**Record excerpts:**

╔══

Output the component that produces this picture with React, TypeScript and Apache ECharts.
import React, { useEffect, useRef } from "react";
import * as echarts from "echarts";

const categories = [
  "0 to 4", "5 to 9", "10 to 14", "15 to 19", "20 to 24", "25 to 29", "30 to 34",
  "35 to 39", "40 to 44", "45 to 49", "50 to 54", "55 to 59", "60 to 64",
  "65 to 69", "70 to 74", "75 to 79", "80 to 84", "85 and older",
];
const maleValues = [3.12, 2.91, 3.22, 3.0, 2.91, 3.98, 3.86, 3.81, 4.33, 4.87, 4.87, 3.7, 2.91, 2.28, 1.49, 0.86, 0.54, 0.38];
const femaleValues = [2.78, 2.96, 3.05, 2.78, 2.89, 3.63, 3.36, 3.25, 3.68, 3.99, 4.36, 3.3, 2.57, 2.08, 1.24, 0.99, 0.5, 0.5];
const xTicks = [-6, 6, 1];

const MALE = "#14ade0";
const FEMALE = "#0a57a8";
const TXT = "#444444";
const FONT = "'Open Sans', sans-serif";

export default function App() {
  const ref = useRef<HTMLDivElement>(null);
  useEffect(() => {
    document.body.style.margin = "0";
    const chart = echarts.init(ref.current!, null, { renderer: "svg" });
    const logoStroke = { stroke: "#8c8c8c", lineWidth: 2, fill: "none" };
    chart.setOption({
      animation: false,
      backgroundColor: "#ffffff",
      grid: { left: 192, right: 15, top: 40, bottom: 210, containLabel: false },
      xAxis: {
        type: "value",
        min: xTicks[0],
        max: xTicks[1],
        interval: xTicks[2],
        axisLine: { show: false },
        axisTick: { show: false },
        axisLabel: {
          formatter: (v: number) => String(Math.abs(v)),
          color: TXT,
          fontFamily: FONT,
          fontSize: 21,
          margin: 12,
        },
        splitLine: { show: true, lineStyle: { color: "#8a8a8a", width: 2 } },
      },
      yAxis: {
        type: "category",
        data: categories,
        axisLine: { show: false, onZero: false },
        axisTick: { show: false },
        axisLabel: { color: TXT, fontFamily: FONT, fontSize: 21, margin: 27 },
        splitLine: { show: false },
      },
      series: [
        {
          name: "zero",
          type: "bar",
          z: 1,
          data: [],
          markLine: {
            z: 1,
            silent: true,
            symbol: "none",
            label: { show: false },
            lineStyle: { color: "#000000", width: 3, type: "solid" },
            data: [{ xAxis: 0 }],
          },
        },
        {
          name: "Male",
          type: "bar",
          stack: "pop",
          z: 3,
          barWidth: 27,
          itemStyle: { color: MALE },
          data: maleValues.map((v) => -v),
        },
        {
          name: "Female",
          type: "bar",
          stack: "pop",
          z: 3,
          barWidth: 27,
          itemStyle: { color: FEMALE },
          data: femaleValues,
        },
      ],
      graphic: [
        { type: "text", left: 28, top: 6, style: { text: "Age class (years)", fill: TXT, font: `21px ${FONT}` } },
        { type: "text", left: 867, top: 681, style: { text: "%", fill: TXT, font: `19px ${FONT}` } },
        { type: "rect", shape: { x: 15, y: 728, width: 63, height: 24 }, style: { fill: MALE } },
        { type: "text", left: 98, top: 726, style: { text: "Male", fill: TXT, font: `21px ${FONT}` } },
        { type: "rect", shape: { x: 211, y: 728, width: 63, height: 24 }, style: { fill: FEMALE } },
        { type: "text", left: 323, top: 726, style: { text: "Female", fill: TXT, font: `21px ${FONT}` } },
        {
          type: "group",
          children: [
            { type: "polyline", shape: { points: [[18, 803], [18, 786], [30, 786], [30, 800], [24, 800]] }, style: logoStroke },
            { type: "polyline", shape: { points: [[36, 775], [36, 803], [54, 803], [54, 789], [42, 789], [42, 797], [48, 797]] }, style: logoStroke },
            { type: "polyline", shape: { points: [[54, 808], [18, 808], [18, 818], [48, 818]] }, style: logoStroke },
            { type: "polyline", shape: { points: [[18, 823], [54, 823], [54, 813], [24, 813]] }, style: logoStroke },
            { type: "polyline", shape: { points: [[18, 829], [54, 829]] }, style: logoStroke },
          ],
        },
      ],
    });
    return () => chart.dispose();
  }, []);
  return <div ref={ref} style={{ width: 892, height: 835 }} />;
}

╚══
╔══

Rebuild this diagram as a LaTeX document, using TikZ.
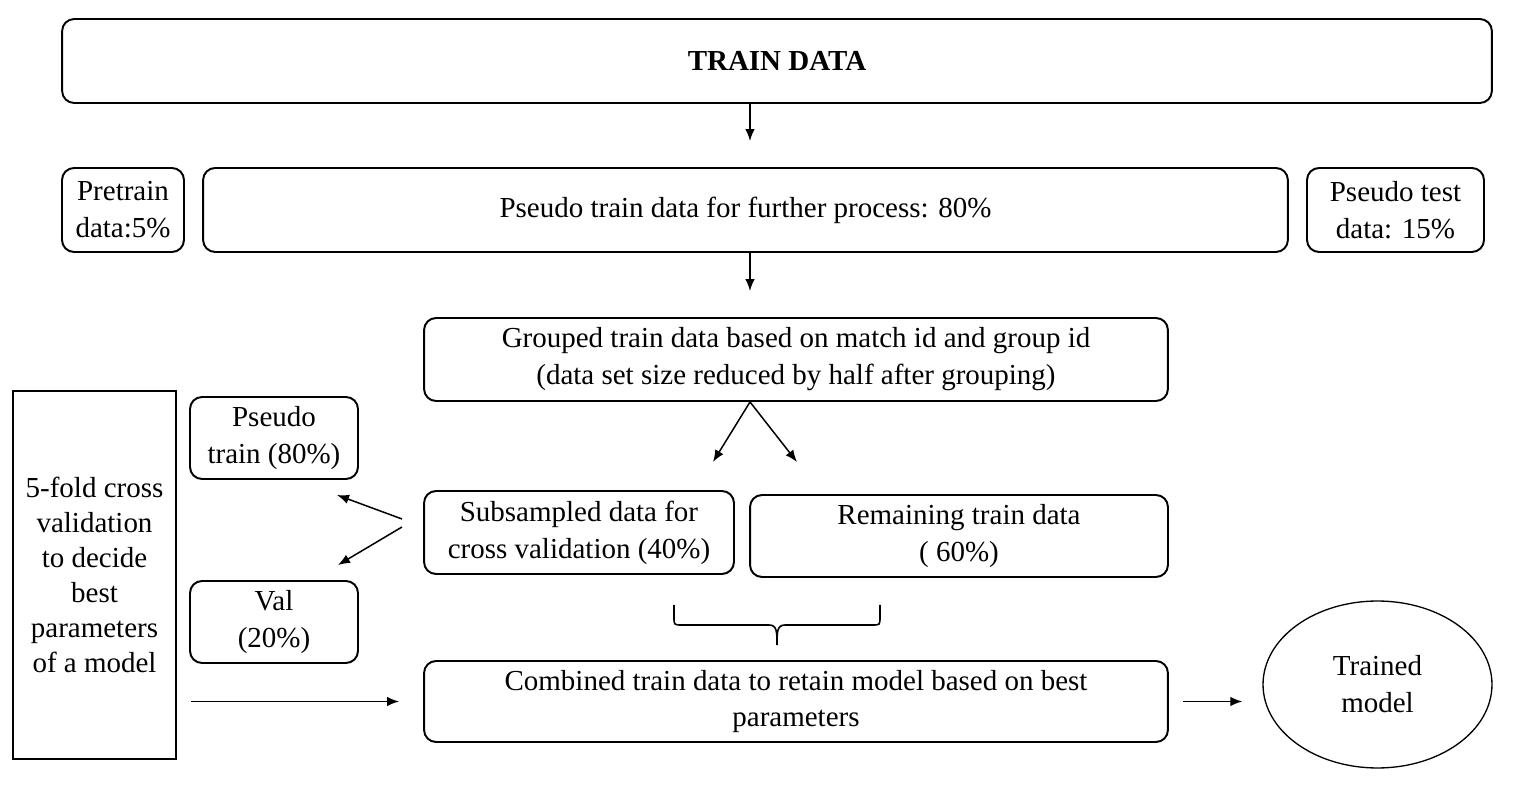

╚══

**Given request:**
Quote the listing above, but only from the line that shows "Output the component" through the line that shows "import * as".

**Correct result:**
Output the component that produces this picture with React, TypeScript and Apache ECharts.
import React, { useEffect, useRef } from "react";
import * as echarts from "echarts";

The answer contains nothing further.